Deux choses que nous faisons tous dans la vie ordinaire. Et tous les jours, et tout au long de la vie. Avec bien sûr des dominantes : apprendre en travaillant ou travailler pour apprendre lorsque l’on est élève ou étudiant. Travailler sans apprendre lorsque l’on exerce un métier répétitif. Ou un travail que l’on n’aime pas ou plus, et dont on aurait plutôt envie de se débarrasser (penser au refus de l’âge de départ en retraite à 64 ans). Ou bien apprendre en ayant un emploi, en travaillant, parce que chaque jour il y a des situations nouvelles, des problèmes nouveaux à résoudre. Ou parce que l’entreprise dans laquelle on travaille s’est organisée pour être apprenante, pour favoriser les occasions d’apprendre par la mobilité, par la prise de responsabilité, par le dialogue aussi.
Avec le développement formidable de l’apprentissage, avec le développement de toutes les formes d’alternance, de plus en plus de jeunes connaissent des séquences, des moments de travail pendant leur vie d’élève ou d’étudiant. Sans compter que les débuts de vie professionnelle sont fréquemment une succession de situations différentes mêlant stages, CDD, service civique. Florence Lefresne le souligne dans la Préface du livre qui présente les derniers résultats de l’Enquête Generations (voir dans Metis « Insertion des jeunes : embellie passagère ou vrai tournant ? », entretien de Jean Louis Dayan avec Thomas Couppié et Eva Personnaz).
Pourquoi alors que ces constats et analyses sont si nombreux, les idées demeurent en France figées sur des débats d’un autre temps ? On n’apprendrait bien qu’en situation scolaire ou de formation classique ? Dans le travail, on exécute, on applique, on traduit ce que l’on a appris par ailleurs.
Lors de la table ronde organisée par Metis avec Jean-Marie Luttringer, Jean-Raymond Masson et Jean-Louis Dayan, l’idée est apparue que cette vision « séparatrice » (formation d’un côté, travail de l’autre) ressemblait fort au débat sur la laïcité à l’école, l’école doit être sanctuarisée, et protégée de toutes les influences, dont celle qui ne saurait être que pernicieuse de l’entreprise et du monde du travail.
Or l’urgent, face au besoin de compétences nouvelles, face à un formidable besoin de montée générale en niveau de qualification pour être à l’aise dans les transitions numériques, écologiques et de société, est de faire de toutes les occasions de la vie une occasion d’apprendre et de s’approprier ce que l’on a appris. C’est notamment l’ambition des Actions de formations en situations de travail (AFEST).

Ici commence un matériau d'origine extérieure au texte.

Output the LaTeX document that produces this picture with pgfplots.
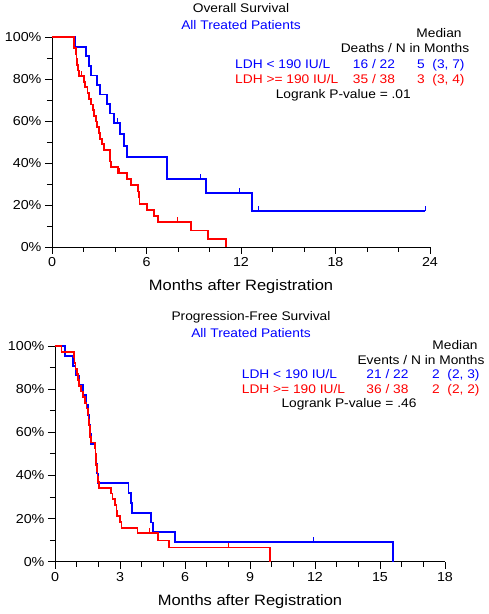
\documentclass[border=0pt]{standalone}
\usepackage{fontspec}
\setmainfont{Liberation Sans}[FakeStretch=1.1]
\usepackage{pgfplots}
\pgfplotsset{compat=1.18}
\pgfdeclareplotmark{cens}{\pgfpathmoveto{\pgfqpoint{0pt}{0pt}}\pgfpathlineto{\pgfqpoint{0pt}{5pt}}\pgfusepathqstroke}
\pgfplotsset{km/.style={
  scale only axis, clip=false,
  axis x line*=bottom, axis y line*=left,
  axis line style={line width=0.9pt, -},
  tick style={black, line width=0.9pt},
  tick align=outside,
  major tick length=7pt, minor tick length=5pt,
  ymin=0, ymax=100,
  ytick={0,20,40,60,80,100},
  yticklabels={0\%,20\%,40\%,60\%,80\%,100\%},
  minor ytick={10,30,50,70,90},
  ticklabel style={font=\fontsize{13}{15}\selectfont},
  /pgf/number format/assume math mode=true,
  xlabel={Months after Registration},
  xlabel style={font=\fontsize{15}{17}\selectfont, at={(rel axis cs:0.5,0)}, anchor=base, yshift=-44pt},
  every axis plot/.append style={line width=1.8pt, line join=miter},
}}
\begin{document}
\begin{tikzpicture}
\useasboundingbox (0,0) rectangle (488pt,614pt);
% ---------- Overall survival ----------
\begin{axis}[km, at={(52pt,367pt)}, anchor=south west, width=378pt, height=209.7pt,
  xmin=0, xmax=24, xtick={0,6,12,18,24}, minor xtick={2,4,8,10,14,16,20,22}]
\addplot[blue, const plot, mark=none] coordinates {
(0,100) (1.46,95.45) (2.14,90.91) (2.37,86.36) (2.46,81.82) (2.84,77.27) (3.05,72.73)
(3.47,68.18) (3.68,63.64) (3.92,59.09) (4.32,53.72) (4.57,48.35) (4.78,42.98)
(7.28,32.24) (9.76,25.79) (12.72,17.19) (23.7,17.19)};
\addplot[blue, only marks, mark=cens, mark options={line width=1.2pt}] coordinates {
(4.15,59.09) (9.42,32.24) (11.9,25.79) (13.1,17.19) (23.7,17.19)};
\addplot[red, const plot, mark=none] coordinates {
(0,100) (1.40,94.74) (1.50,92.11) (1.55,89.47) (1.60,86.84) (1.65,84.21) (1.71,81.58)
(2.01,78.86) (2.09,76.14) (2.26,73.42) (2.37,70.70) (2.48,67.98) (2.58,65.26) (2.69,62.54)
(2.79,59.82) (2.88,57.10) (2.98,54.38) (3.07,51.66) (3.17,48.94) (3.28,46.22) (3.68,40.78)
(3.77,38.06) (4.21,35.34) (4.74,32.40) (5.00,29.45) (5.44,26.51) (5.50,23.56) (5.56,20.62)
(6.02,17.67) (6.49,14.73) (6.75,11.78) (8.82,7.85) (9.93,3.93) (11.05,0)};
\addplot[red, only marks, mark=cens, mark options={line width=1.2pt}] coordinates {
(1.88,81.58) (4.30,35.34) (7.96,11.78)};
\end{axis}
% ---------- Progression-free survival ----------
\begin{axis}[km, at={(55pt,52.3pt)}, anchor=south west, width=390pt, height=215.7pt,
  xmin=0, xmax=18, xtick={0,3,6,9,12,15,18}, minor xtick={1,2,4,5,7,8,10,11,13,14,16,17}]
\addplot[blue, const plot, mark=none] coordinates {
(0,100) (0.45,95.45) (0.83,90.91) (0.95,86.36) (1.10,81.82) (1.30,77.27) (1.45,72.73)
(1.53,68.18) (1.58,63.64) (1.62,59.09) (1.66,54.55) (1.87,50.0) (1.91,45.45) (1.95,40.91)
(2.0,36.36) (3.39,31.82) (3.49,27.27) (3.57,22.73) (4.42,18.18) (4.53,13.64) (5.53,9.09) (15.6,0)};
\addplot[blue, only marks, mark=cens, mark options={line width=1.2pt}] coordinates {(11.93,9.09)};
\addplot[red, const plot, mark=none] coordinates {
(0,100) (0.30,97.37) (0.88,94.74) (0.90,92.11) (0.95,89.47) (1.00,86.84) (1.05,84.21)
(1.12,81.58) (1.20,78.95) (1.30,76.32) (1.40,73.68) (1.45,71.05) (1.52,68.42) (1.55,65.79)
(1.58,63.16) (1.60,60.53) (1.63,57.89) (1.66,55.26) (1.85,52.63) (1.87,50.0) (1.88,47.37)
(1.90,44.74) (1.93,42.11) (1.96,39.47) (1.98,36.84) (2.02,34.21) (2.57,31.58) (2.65,28.95)
(2.78,26.32) (2.84,23.68) (2.88,21.05) (3.00,18.42) (3.07,15.79) (3.81,13.16) (4.76,9.87)
(5.27,6.58) (9.93,0)};
\addplot[red, only marks, mark=cens, mark options={line width=1.2pt}] coordinates {
(4.35,13.16) (7.99,6.58)};
\end{axis}
% ---------- texts ----------
\begin{scope}[every node/.style={inner sep=0pt, font=\fontsize{12.5}{14}\selectfont}]
\node[anchor=base] at (241pt,601.3pt) {Overall Survival};
\node[anchor=base, text=blue] at (241pt,584.7pt) {All Treated Patients};
\node[anchor=base] at (439pt,576.7pt) {Median};
\node[anchor=base] at (405pt,561.3pt) {Deaths / N in Months};
\node[anchor=base west, text=blue] at (235pt,545pt) {LDH < 190 IU/L};
\node[anchor=base, text=blue] at (374pt,545pt) {16 / 22};
\node[anchor=base west, text=blue] at (417pt,545pt) {5\ \ (3, 7)};
\node[anchor=base west, text=red] at (235pt,530.7pt) {LDH >= 190 IU/L};
\node[anchor=base, text=red] at (374pt,530.7pt) {35 / 38};
\node[anchor=base west, text=red] at (417pt,530.7pt) {3\ \ (3, 4)};
\node[anchor=base] at (343.3pt,515pt) {Logrank P-value = .01};
\node[anchor=base] at (251pt,293.3pt) {Progression-Free Survival};
\node[anchor=base, text=blue] at (251pt,276.3pt) {All Treated Patients};
\node[anchor=base] at (455pt,264.7pt) {Median};
\node[anchor=base] at (421pt,249.7pt) {Events / N in Months};
\node[anchor=base west, text=blue] at (241.7pt,235pt) {LDH < 190 IU/L};
\node[anchor=base, text=blue] at (387.5pt,235pt) {21 / 22};
\node[anchor=base west, text=blue] at (432pt,235pt) {2\ \ (2, 3)};
\node[anchor=base west, text=red] at (241.7pt,220pt) {LDH >= 190 IU/L};
\node[anchor=base, text=red] at (387.5pt,220pt) {36 / 38};
\node[anchor=base west, text=red] at (432pt,220pt) {2\ \ (2, 2)};
\node[anchor=base] at (349pt,206pt) {Logrank P-value = .46};
\end{scope}
\end{tikzpicture}
\end{document}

Dans les situations d’apprentissage, et plus généralement d’alternance, cela signifie faire vivre les relations entre les lieux et organismes de formation et les entreprises où sont les apprentis, les stagiaires, les jeunes en immersion. Et bien au-delà de la « visite de courtoisie » qu’évoquait Jean-Claude Bellanger lors de son entretien avec Jean-Raymond Masson pour Metis.
Cela signifie faire vivre dans les Campus des Métiers, dans les Universités, les relations avec leurs responsables, mais aussi avec ceux qui exercent la fonction de tuteurs.
Cela signifie mieux accompagner les parcours des jeunes de tous niveaux et de toutes spécialités dans leurs premières années de vie professionnelle, valider que l’orientation qu’ils ont choisie est bien la bonne, ou sinon qu’ils puissent en changer. Les aider à capitaliser ce qu’ils apprennent chaque jour, et pas seulement lors d’un entretien annuel rituel. Faciliter leur retour à des études si besoin est. Les exemples de pays qui, comme la Finlande, ont supprimé la distinction entre formation professionnelle initiale et formation professionnelle continue, ou qui comme la Suède, permettent le suivi de cursus universitaires à n’importe quel âge, sont riches d’enseignements.
Apprendre et travailler sont en partie liés, il n’y a que des bénéfices à attendre si on les conjugue mieux, si on les fait entrer en résonance, en renonçant à des débats idéologiques d’un autre temps.